• Dataset rows
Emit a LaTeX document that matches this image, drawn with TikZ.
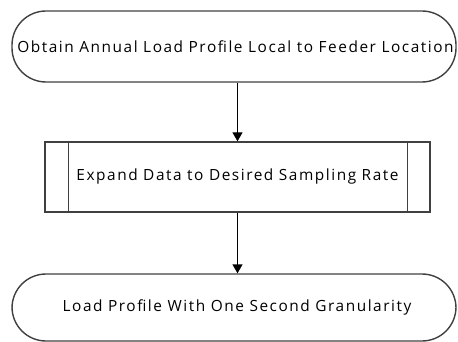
--
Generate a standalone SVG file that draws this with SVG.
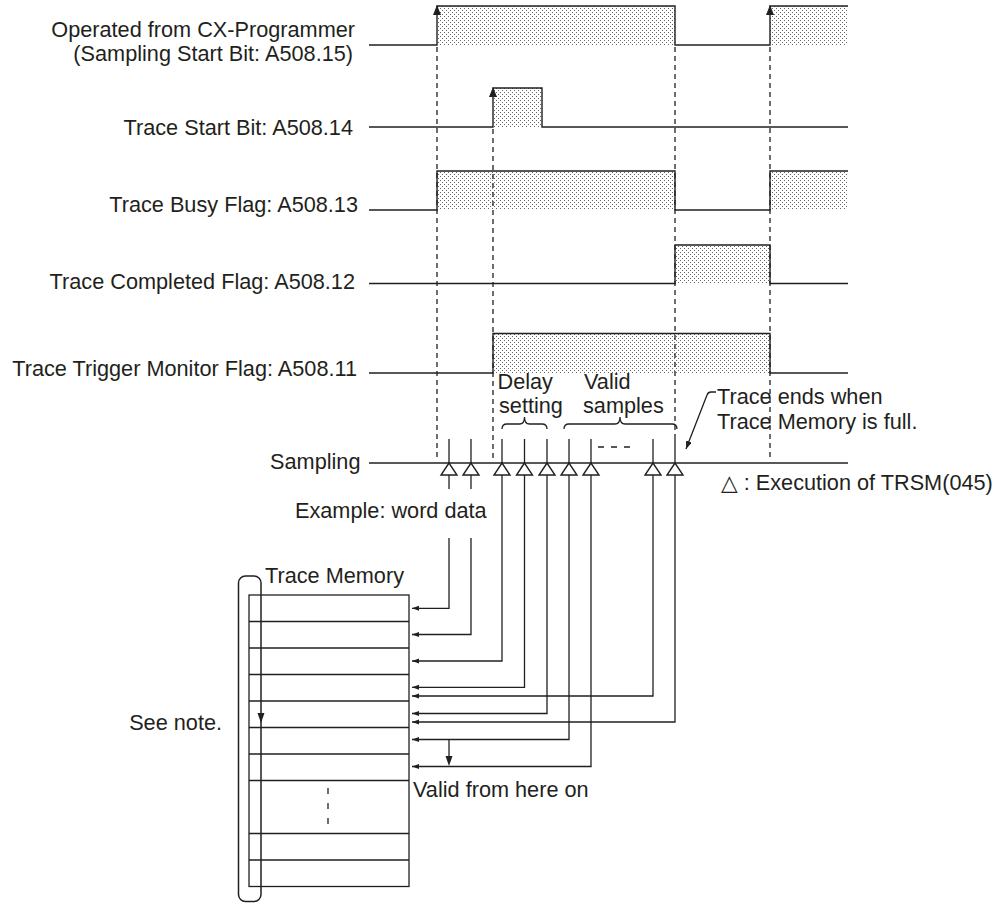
* * *
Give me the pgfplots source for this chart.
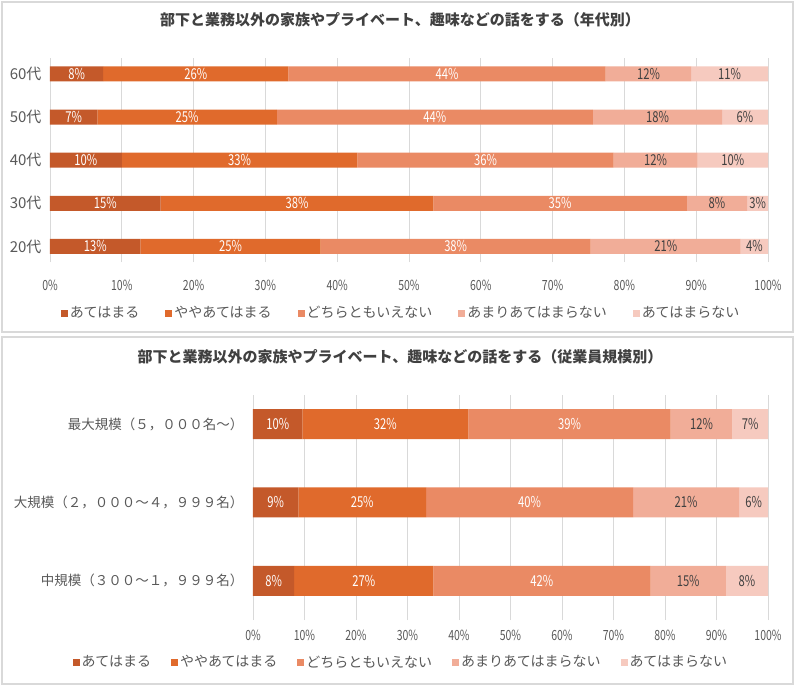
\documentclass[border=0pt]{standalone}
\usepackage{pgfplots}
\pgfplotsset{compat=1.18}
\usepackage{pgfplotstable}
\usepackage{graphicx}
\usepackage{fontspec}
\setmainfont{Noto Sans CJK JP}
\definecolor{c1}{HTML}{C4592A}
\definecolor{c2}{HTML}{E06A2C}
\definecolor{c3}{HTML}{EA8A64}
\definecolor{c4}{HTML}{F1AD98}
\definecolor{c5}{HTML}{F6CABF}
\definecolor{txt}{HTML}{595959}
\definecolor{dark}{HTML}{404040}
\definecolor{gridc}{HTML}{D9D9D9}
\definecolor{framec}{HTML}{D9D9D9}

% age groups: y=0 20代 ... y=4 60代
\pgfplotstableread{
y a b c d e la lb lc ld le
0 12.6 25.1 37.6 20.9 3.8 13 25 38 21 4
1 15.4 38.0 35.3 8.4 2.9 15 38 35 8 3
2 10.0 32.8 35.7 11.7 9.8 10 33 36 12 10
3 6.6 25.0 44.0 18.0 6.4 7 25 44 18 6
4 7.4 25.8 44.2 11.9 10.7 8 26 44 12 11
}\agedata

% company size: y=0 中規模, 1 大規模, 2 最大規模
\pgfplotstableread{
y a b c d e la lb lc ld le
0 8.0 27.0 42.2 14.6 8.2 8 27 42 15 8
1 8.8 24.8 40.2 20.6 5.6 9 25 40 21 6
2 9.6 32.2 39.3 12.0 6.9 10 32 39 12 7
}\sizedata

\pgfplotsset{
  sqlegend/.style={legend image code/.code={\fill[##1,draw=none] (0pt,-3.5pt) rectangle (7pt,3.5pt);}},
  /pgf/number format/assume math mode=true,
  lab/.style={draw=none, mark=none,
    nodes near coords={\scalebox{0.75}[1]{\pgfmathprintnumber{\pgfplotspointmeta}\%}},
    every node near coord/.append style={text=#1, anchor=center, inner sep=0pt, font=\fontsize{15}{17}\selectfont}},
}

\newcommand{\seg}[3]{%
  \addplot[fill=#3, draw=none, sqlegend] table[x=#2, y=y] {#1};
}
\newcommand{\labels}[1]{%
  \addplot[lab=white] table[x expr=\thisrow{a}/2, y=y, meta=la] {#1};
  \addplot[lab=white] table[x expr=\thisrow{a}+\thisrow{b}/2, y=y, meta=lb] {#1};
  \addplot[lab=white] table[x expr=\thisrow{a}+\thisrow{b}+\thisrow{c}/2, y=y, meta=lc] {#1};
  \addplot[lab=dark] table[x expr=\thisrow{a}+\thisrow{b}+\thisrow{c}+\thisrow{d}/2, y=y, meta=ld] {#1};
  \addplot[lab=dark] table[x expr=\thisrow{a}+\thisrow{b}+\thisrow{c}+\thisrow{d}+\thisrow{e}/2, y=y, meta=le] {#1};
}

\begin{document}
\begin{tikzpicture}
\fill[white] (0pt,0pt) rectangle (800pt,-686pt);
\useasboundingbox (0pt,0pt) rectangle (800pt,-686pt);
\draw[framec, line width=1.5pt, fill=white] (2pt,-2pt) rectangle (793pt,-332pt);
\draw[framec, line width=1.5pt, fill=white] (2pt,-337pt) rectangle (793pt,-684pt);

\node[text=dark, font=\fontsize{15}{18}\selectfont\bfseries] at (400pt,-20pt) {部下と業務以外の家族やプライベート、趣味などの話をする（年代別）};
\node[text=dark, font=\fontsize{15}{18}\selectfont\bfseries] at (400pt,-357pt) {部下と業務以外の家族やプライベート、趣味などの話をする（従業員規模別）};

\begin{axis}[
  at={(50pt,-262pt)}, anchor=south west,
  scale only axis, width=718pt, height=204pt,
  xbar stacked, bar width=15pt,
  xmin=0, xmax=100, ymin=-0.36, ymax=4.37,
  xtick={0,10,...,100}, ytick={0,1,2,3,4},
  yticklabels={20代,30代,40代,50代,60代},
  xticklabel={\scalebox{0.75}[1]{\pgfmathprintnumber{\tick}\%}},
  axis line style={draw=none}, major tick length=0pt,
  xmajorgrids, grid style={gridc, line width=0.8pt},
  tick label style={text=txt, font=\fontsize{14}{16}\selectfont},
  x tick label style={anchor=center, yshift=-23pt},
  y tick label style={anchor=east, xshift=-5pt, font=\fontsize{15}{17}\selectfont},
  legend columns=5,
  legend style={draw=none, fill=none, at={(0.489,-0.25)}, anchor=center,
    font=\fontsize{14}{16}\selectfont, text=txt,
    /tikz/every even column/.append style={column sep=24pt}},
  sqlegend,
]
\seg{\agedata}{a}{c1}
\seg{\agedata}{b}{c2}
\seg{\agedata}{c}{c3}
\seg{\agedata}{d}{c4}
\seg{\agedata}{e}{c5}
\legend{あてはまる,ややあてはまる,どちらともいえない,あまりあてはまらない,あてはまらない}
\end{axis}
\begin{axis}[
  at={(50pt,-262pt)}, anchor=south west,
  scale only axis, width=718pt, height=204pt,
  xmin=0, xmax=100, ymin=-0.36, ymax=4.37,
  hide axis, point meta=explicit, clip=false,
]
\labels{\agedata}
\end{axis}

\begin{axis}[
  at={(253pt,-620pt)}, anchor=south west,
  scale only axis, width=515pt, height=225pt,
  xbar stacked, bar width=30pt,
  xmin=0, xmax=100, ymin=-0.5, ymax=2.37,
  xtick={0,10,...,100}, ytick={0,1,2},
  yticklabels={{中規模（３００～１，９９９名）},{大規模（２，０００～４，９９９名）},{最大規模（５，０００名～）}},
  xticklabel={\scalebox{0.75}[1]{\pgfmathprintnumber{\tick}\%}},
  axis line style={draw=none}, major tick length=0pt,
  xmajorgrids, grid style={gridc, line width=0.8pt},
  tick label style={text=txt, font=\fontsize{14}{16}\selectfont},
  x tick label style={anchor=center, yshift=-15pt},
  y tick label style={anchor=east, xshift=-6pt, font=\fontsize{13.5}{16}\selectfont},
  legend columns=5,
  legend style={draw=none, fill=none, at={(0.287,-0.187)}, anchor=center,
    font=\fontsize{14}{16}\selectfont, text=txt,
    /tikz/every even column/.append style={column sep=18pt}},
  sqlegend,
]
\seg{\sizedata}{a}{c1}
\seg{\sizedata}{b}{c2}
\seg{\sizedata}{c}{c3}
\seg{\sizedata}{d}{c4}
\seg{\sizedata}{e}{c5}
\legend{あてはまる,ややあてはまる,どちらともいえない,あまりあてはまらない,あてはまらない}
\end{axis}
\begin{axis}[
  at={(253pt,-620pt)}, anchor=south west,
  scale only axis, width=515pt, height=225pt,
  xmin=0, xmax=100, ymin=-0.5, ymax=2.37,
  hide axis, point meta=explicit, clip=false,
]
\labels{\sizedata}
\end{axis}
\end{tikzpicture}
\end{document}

• What the task asks
Where a line above includes "standalone", copy that line.

• Output for this task
Generate a standalone SVG file that draws this with SVG.
\documentclass[border=0pt]{standalone}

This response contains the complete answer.